Wednesday, July 18, 2007

Day 4: Here we are ...

Today's entries in the blog come from two of the youth members on our trip:


One of the most amazing aspects of our mission trip has been the sense of community we all feel when we help each other to grow as individuals and as a group. We came together as casual acquaintances and by midweek, have become the closest of friends. It’s amazing how fast our friendships have been formed, and under such interesting conditions. Bonds were formed in the ninety-plus degree over tiling and painting and installing trailer doors.
--Jenn


There is a funny thing about being home; everything is pretty much the exact way that you predicted. It is only the second day here on the job; however, I feel as though I have already learned so much.

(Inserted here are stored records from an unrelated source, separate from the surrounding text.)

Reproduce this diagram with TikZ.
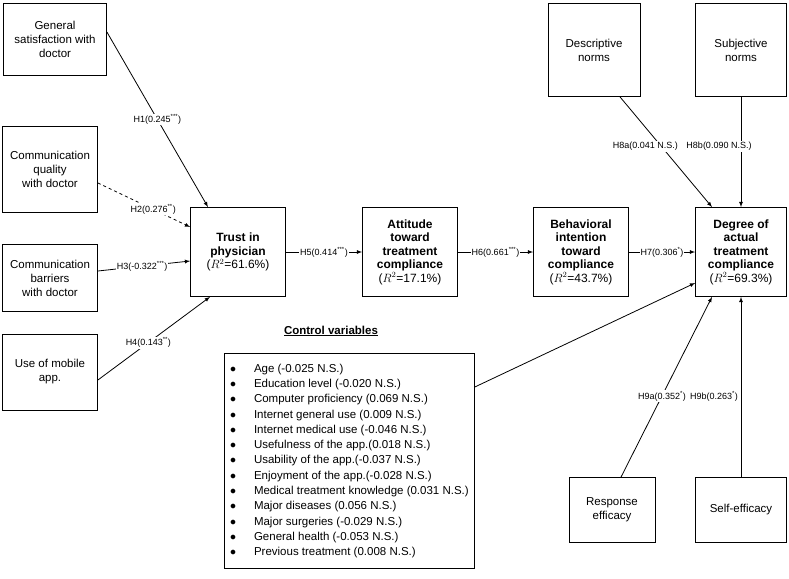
\documentclass[tikz,border=0pt]{standalone}
\usepackage{fontspec}
\setmainfont{Liberation Sans}
\usetikzlibrary{positioning}
\tikzset{
  var/.style={draw,thick,align=center,font=\fontsize{11.5}{14}\selectfont,inner sep=2pt},
  key/.style={var,font=\fontsize{12}{13.5}\selectfont\bfseries,minimum width=95pt,minimum height=89pt},
  hyp/.style={fill=white,inner sep=1pt,font=\fontsize{9}{10}\selectfont},
  path/.style={thick,-latex}
}
\begin{document}
\begin{tikzpicture}[x=1pt,y=-1pt]
\useasboundingbox (0,0) rectangle (789,578);

% predictors of trust
\node [var,minimum width=103pt,minimum height=72pt] (sat) at (55,39) {General\\satisfaction with\\doctor};
\node [var,minimum width=95pt,minimum height=86pt] (qual) at (50,169) {Communication\\quality\\with doctor};
\node [var,minimum width=95pt,minimum height=67pt] (barr) at (50,278) {Communication\\barriers\\with doctor};
\node [var,minimum width=95pt,minimum height=76pt] (app) at (50,372) {Use of mobile\\app.};

% main chain
\node [key] (trust) at (238,252) {Trust in\\physician\\{\mdseries($R^2$=61.6\%)}};
\node [key] (att) at (410,252) {Attitude\\toward\\treatment\\compliance\\{\mdseries($R^2$=17.1\%)}};
\node [key] (beh) at (581,252) {Behavioral\\intention\\toward\\compliance\\{\mdseries($R^2$=43.7\%)}};
\node [key,minimum width=91pt] (deg) at (741,252) {Degree of\\actual\\treatment\\compliance\\{\mdseries($R^2$=69.3\%)}};

% norms and efficacy
\node [var,minimum width=92pt,minimum height=93pt] (desc) at (594,50) {Descriptive\\norms};
\node [var,minimum width=91pt,minimum height=93pt] (subj) at (741,50) {Subjective\\norms};
\node [var,minimum width=86pt,minimum height=65pt] (resp) at (612,510) {Response\\efficacy};
\node [var,minimum width=91pt,minimum height=65pt] (self) at (741,510) {Self-efficacy};

% control variables
\node [font=\fontsize{11.5}{13}\selectfont\bfseries] (ctitle) at (331,331) {\underline{Control variables}};
\node [draw,thick,anchor=north west,minimum width=250pt,minimum height=215pt,inner sep=2pt,
  font=\fontsize{11.5}{15.3}\selectfont,align=left] (ctrl) at (224,353)
  {\begin{tabular}{@{}l@{\hspace{18pt}}l@{}}
  $\bullet$ & Age (-0.025 N.S.)\\
  $\bullet$ & Education level (-0.020 N.S.)\\
  $\bullet$ & Computer proficiency (0.069 N.S.)\\
  $\bullet$ & Internet general use (0.009 N.S.)\\
  $\bullet$ & Internet medical use (-0.046 N.S.)\\
  $\bullet$ & Usefulness of the app.(0.018 N.S.)\\
  $\bullet$ & Usability of the app.(-0.037 N.S.)\\
  $\bullet$ & Enjoyment of the app.(-0.028 N.S.)\\
  $\bullet$ & Medical treatment knowledge (0.031 N.S.)\\
  $\bullet$ & Major diseases (0.056 N.S.)\\
  $\bullet$ & Major surgeries (-0.029 N.S.)\\
  $\bullet$ & General health (-0.053 N.S.)\\
  $\bullet$ & Previous treatment (0.008 N.S.)
  \end{tabular}};

% paths
\draw [path] (sat.east|-0,32) -- ([xshift=-30pt]trust.north) node [hyp,pos=0.5] {H1(0.245\textsuperscript{***})};
\draw [path,dashed] (qual.east|-0,183) -- ([yshift=25pt]trust.west) node [hyp,pos=0.6] {H2(0.276\textsuperscript{**})};
\draw [path] (barr.east|-0,271) -- ([yshift=-9pt]trust.west) node [hyp,pos=0.48] {H3(-0.322\textsuperscript{***})};
\draw [path] (app.east|-0,380) -- ([xshift=-28pt]trust.south) node [hyp,pos=0.45] {H4(0.143\textsuperscript{**})};
\draw [path] (trust) -- (att) node [hyp,midway] {H5(0.414\textsuperscript{***})};
\draw [path] (att) -- (beh) node [hyp,midway] {H6(0.661\textsuperscript{***})};
\draw [path] (beh) -- (deg) node [hyp,midway] {H7(0.306\textsuperscript{*})};
\draw [path] ([xshift=26pt]desc.south) -- ([xshift=-29pt]deg.north) node [hyp,pos=0.45,xshift=-16pt] {H8a(0.041 N.S.)};
\draw [path] (subj) -- (deg) node [hyp,pos=0.45,xshift=-22pt] {H8b(0.090 N.S.)};
\draw [path] ([xshift=9pt]resp.north) -- ([xshift=-29pt]deg.south) node [hyp,pos=0.45] {H9a(0.352\textsuperscript{*})};
\draw [path] (self) -- (deg) node [hyp,pos=0.45,xshift=-27pt] {H9b(0.263\textsuperscript{*})};
\draw [path] (ctrl.east|-0,387) -- ([yshift=-31pt]deg.west);
\end{tikzpicture}
\end{document}
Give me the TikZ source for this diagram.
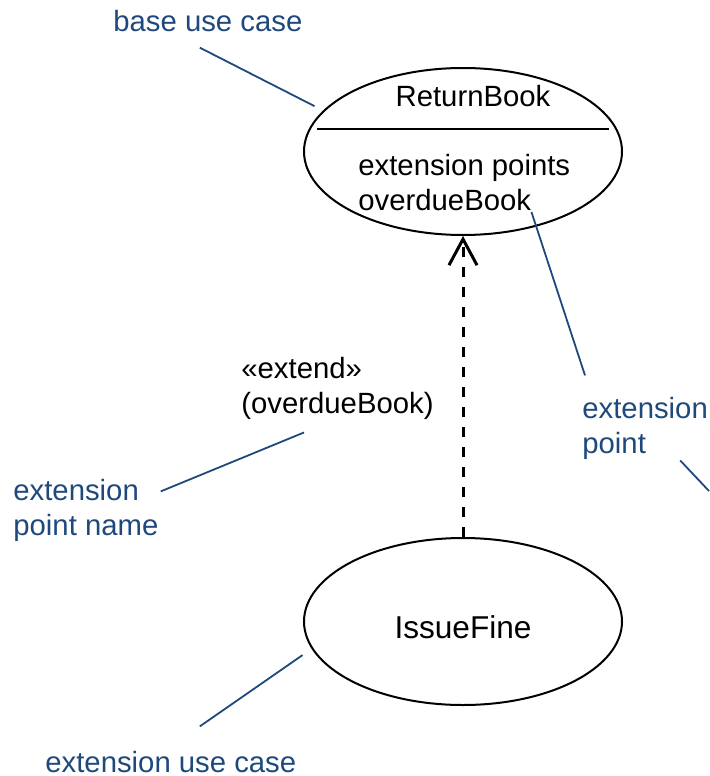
\documentclass[tikz,border=0pt]{standalone}
\usepackage{fontspec}
\setmainfont{Liberation Sans}
\usetikzlibrary{positioning}
\usetikzlibrary{shapes.geometric}
\usetikzlibrary{arrows.meta}
\definecolor{noteblue}{HTML}{1F497D}

\begin{document}
\begin{tikzpicture}
    [
    x=0.5pt, y=-0.5pt,
    node distance=235pt,
    on grid,
    every node/.style={inner sep=0pt, font=\fontsize{14.65}{17.5}\selectfont},
    usecase/.style={draw, ellipse, line width=1pt, minimum width=159pt, minimum height=83.5pt},
    note/.style={text=noteblue, align=left},
    note line/.style={draw=noteblue, line width=0.9pt},
    extend line/.style={line width=1.5pt, dash pattern=on 5pt off 5pt},
    ]
    \useasboundingbox (0,0) rectangle (709,776);

    \node[usecase] (uc_return) at (463,151.5) {};
    \draw[line width=1pt] ([shift={(-146,-22.5)}]uc_return.center) -- ([shift={(146,-22.5)}]uc_return.center);
    \node[anchor=base] (lbl_return) at (473,106) {ReturnBook};
    \node[anchor=base west] (lbl_points) at (358,175) {extension points};
    \node[anchor=base west] (lbl_overdue) at ([yshift=-17.5pt]lbl_points.base west) {overdueBook};

    \node[usecase, below=of uc_return] (uc_fine) {};
    \node[font=\fontsize{15.8}{19}\selectfont] (lbl_fine) at ([yshift=-3pt]uc_fine.center) {IssueFine};

    \draw[extend line, -{Straight Barb[length=13pt, width=14pt]}] (uc_fine) -- (uc_return);
    \node[anchor=base west, align=left] (lbl_extend) at (241,413) {«extend»\\(overdueBook)};

    \node[note, anchor=base west] (note_base) at (113,32) {base use case};
    \node[note, anchor=base west] (note_point) at (582,453) {extension\\point};
    \node[note, anchor=base west] (note_name) at (13,535) {extension\\point name};
    \node[note, anchor=base west] (note_ext) at (45,772) {extension use case};
    \coordinate (edge_right) at (709,491);

    \draw[note line] ([shift={(-8,15)}]note_base.south) -- ([shift={(-10,-3)}]uc_return.163);
    \draw[note line] ([yshift=-1pt]lbl_overdue.base east) -- ([shift={(3,-21)}]note_point.north west);
    \draw[note line] ([shift={(-28,1)}]note_point.south east) -- (edge_right);
    \draw[note line] ([shift={(63,13)}]lbl_extend.south west) -- ([shift={(2,13)}]note_name.north east);
    \draw[note line] ([shift={(-12,2)}]uc_fine.192) -- ([shift={(29,-24)}]note_ext.north);
\end{tikzpicture}
\end{document}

As Christians we try to obey the Ten Commandments as an outline of principles that we hope to live by in a lives with Christ. Personally, I often beat up myself about simple thoughts that go through my mind, and can easily occupies my thoughts for several minutes, hours, or even days. A little tedious and pathetic, I suppose, but I cannot help but lose some personal respect with each judgmental idea. Here in Alabama, my mouth has appropriately remained shut but my thoughts have been many. The other day, as we picked up a few things in a near by convenience store, my attention turned to a young family whose children were not wearing any shoes on the filth covered floor. I suppose that the known, “No shirt, no shoes” policy does not always apply to other places outside of my daily life, or even other states; however, I could not help but find this to be somewhat appalling. Guilt overcame and so I came back and looked up prejudice verses in my bible. One annotation clearly stuck out at me: “Love means acting to meet the need” (Luke 10:27-37). This spoke to me perfectly and I have continued to read this over and over in my head. If one thing has changed in me even so early on in this week, it is that my first impressions of people and original thoughts about others have all been incorrect. Just because someone looses patience from time to time does not make them a bad person, if someone is uncomfortable speaking to a group of strangers, this does not make them cocky or rude, and if someone needs my help or cannot pick up their lives by themselves, it does not make them any different from me. I may not physically be at my home right now, but I am home in the comfort of being with others and feeling blessed and courageous in my faith in God. “Here I am Lord, is it I Lord, I have heard you calling in the storm, I will go Lord, if you need me, I will hold your people in my heart.”